Research Day Poster April 17, 2007
By: Donald S. Williamson
Advisor: Dr. Youngmoo Kim
This project explores a method that uses a computer algorithm to assess song similarity, which is based solely on the sound waveform. By extracting acoustic features that represent the timbre, or sound quality, similarity is assessed by comparing the quantitative distance between features. Our system is evaluated by comparing the algorithm results to responses from human subjects.
Features: Mel-Frequency Cepstral Coefficients (MFCCs)
Spectrograms contain hundreds of redundant linearly-spaced frequency channels. The first two figures represent the spectrograms of a Bryan Adams and a U2 song respectively. As you can see, it is hard to distinguish between these two songs based on the spectrogram.
Frequency domain signal
The next two figures display the MFCC-spectrograms for the same songs as above from Bryan Adams and U2. MFCCs make it easier to distinguish between two songs.
MFCC domain signal
MFCCs more accurately reflect the information perceived by our auditory system, using the mel scale.
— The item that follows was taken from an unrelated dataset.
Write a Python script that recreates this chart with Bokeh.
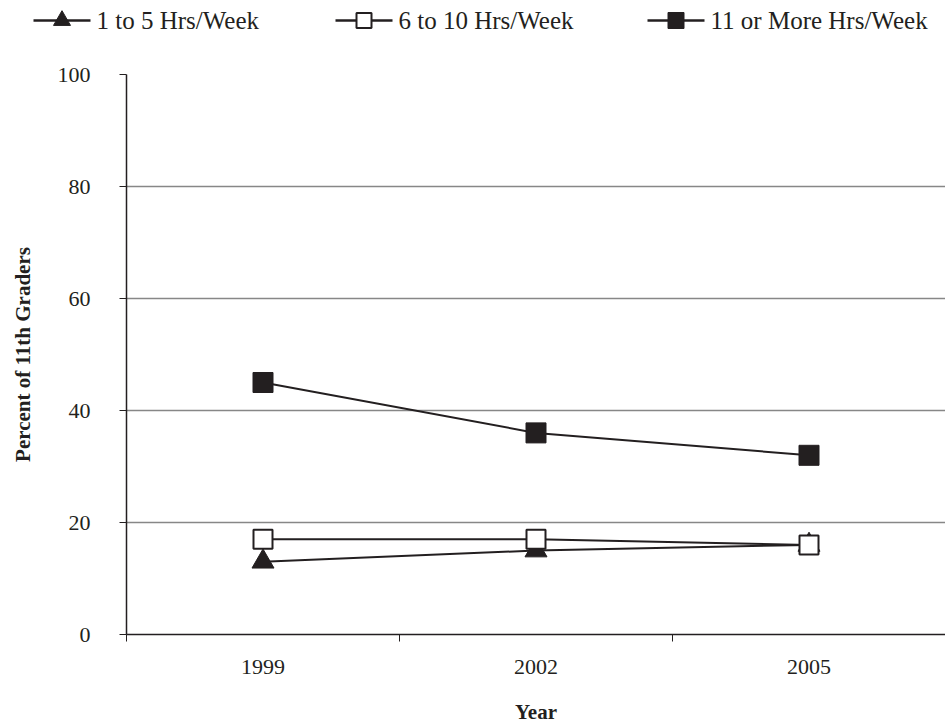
from bokeh.plotting import figure
from bokeh.models import FixedTicker, LinearAxis, Range1d
from bokeh.core.properties import value
from bokeh.embed import file_html
from bokeh.resources import INLINE

years = ["1999", "2002", "2005"]
hrs_1_5 = [13, 15, 16]
hrs_6_10 = [17, 17, 16]
hrs_11_more = [45, 36, 32]
y_ticks = [0, 20, 40, 60, 80, 100]
series_labels = ["1 to 5 Hrs/Week", "6 to 10 Hrs/Week", "11 or More Hrs/Week"]

FONT = "Liberation Serif"
INK = "#231f20"
W = 945
H = 727
LEG_H = 40

xs = [i + 0.5 for i in range(len(years))]

# ---------------- legend strip ----------------
leg = figure(width=W, height=LEG_H, output_backend="svg", toolbar_location=None,
             x_range=Range1d(0, W), y_range=Range1d(0, LEG_H),
             min_border=0, outline_line_color=None, x_axis_location=None, y_axis_location=None)
leg.grid.visible = False
leg.background_fill_color = "white"
leg.border_fill_color = "white"

leg_x0 = [33, 335, 647]      # left end of each legend glyph line (screen px)
glyph_w = 57
ly = 20
styles = [
    dict(marker="triangle", size=17, fill_color=INK, line_color=INK, line_width=1),
    dict(marker="square", size=15, fill_color="white", line_color=INK, line_width=2),
    dict(marker="square", size=16, fill_color=INK, line_color=INK, line_width=1),
]
for x0, lab, st in zip(leg_x0, series_labels, styles):
    leg.line([x0, x0 + glyph_w], [ly, ly], line_color=INK, line_width=2.5)
    leg.scatter([x0 + glyph_w / 2], [ly], **st)
    leg.text([x0 + glyph_w + 6], [ly], text=[lab], text_font=value(FONT),
             text_font_size="25px", text_color=INK, text_baseline="middle", text_align="left")

# ---------------- main chart ----------------
p = figure(width=W, height=H - LEG_H, output_backend="svg", toolbar_location=None,
           x_range=Range1d(0, len(years)), y_range=Range1d(0, 100),
           min_border_left=126, min_border_right=0, min_border_top=34, min_border_bottom=93,
           outline_line_color=None, x_axis_location=None)

p.background_fill_color = "white"
p.border_fill_color = "white"

p.line(xs, hrs_1_5, line_color=INK, line_width=2)
p.scatter(xs, hrs_1_5, marker="triangle", size=22, fill_color=INK, line_color=INK)
p.line(xs, hrs_6_10, line_color=INK, line_width=2)
p.scatter(xs, hrs_6_10, marker="square", size=19, fill_color="white", line_color=INK, line_width=2)
p.line(xs, hrs_11_more, line_color=INK, line_width=2)
p.scatter(xs, hrs_11_more, marker="square", size=20, fill_color=INK, line_color=INK)

p.yaxis.ticker = FixedTicker(ticks=y_ticks)
p.yaxis.axis_line_color = INK
p.yaxis.axis_line_width = 1.5
p.yaxis.major_tick_line_color = INK
p.yaxis.major_tick_out = 7
p.yaxis.major_tick_in = 0
p.yaxis.minor_tick_line_color = None
p.yaxis.major_label_text_font = FONT
p.yaxis.major_label_text_font_size = "22px"
p.yaxis.major_label_text_color = INK
p.yaxis.major_label_standoff = 29
p.yaxis.axis_label = "Percent of 11th Graders"
p.yaxis.axis_label_text_font = FONT
p.yaxis.axis_label_text_font_style = "bold"
p.yaxis.axis_label_text_font_size = "21px"
p.yaxis.axis_label_text_color = INK
p.yaxis.axis_label_standoff = 20

p.ygrid.ticker = FixedTicker(ticks=y_ticks)
p.ygrid.grid_line_color = "#878787"
p.ygrid.grid_line_width = 1.3
p.xgrid.grid_line_color = None

xa = LinearAxis(ticker=FixedTicker(ticks=list(range(len(years) + 1))))
xa.axis_line_color = INK
xa.axis_line_width = 1.5
xa.major_tick_line_color = INK
xa.major_tick_out = 7
xa.major_tick_in = 0
xa.minor_tick_line_color = None
xa.major_label_text_font_size = "0px"
xa.major_label_text_alpha = 0
xa.major_label_standoff = 0
p.add_layout(xa, "below")

xl = LinearAxis(ticker=FixedTicker(ticks=xs),
                major_label_overrides={x: y for x, y in zip(xs, years)})
xl.axis_line_color = None
xl.major_tick_line_color = None
xl.major_tick_out = 0
xl.minor_tick_line_color = None
xl.major_label_text_font = FONT
xl.major_label_text_font_size = "22px"
xl.major_label_text_color = INK
xl.major_label_standoff = 18
xl.axis_label = "Year"
xl.axis_label_text_font = FONT
xl.axis_label_text_font_style = "bold"
xl.axis_label_text_font_size = "21px"
xl.axis_label_text_color = INK
xl.axis_label_standoff = 23
p.add_layout(xl, "below")

open("out.html", "w").write(file_html([leg, p], INLINE))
The mel scale is a nonlinear scale with higher resolution at low-frequencies, similar to human perception.
Feature Comparison: Kullback-Leibler (KL) Divergence
KL divergence measures the relative similarity between two single-Gaussian distributions of data. A small divergence signifies that the distributions, i.e. songs, are similar.
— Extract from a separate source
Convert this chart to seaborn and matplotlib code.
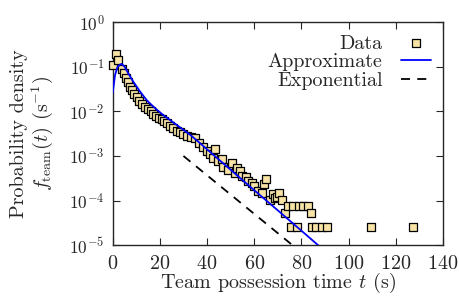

Graphical Feature Comparison
The top image displays two song distributions with similar mean and covariance values, thus producing a small KL value.
The KL divergence value between the two song distributions in the bottom image would be higher because their mean and variance differ significantly.
The figure below displays a three-dimensional visualization of how song similarity is assessed. Each dot represents a song from an artist.
First, the KL divergence values between each song in the data set were computed. From there the plots were generated by performing Multi-Dimensional Scaling (MDS) on the matrix of KL values.
The computer-similarity algorithm generated the lists of songs to be compared to each other.
This survey was used to evaluate the results of our automatic song-similarity algorithm. Human subjects were also asked to rate the specific similarities and differences between various songs.
The 10-point scale user ratings for Green Day and Aerosmith are plotted against the KL values between each of their test songs and comparison songs.
Ideally a small KL value should result in a high user rating and visa versa. The correlation between our system and the user ratings is -0.35; -1 signifies perfect correlation.
Expanding the data set to include a larger variety of music may enhance our system. Users may also benefit from a multi-touch display screen that will enable them to visually quantify song similarity.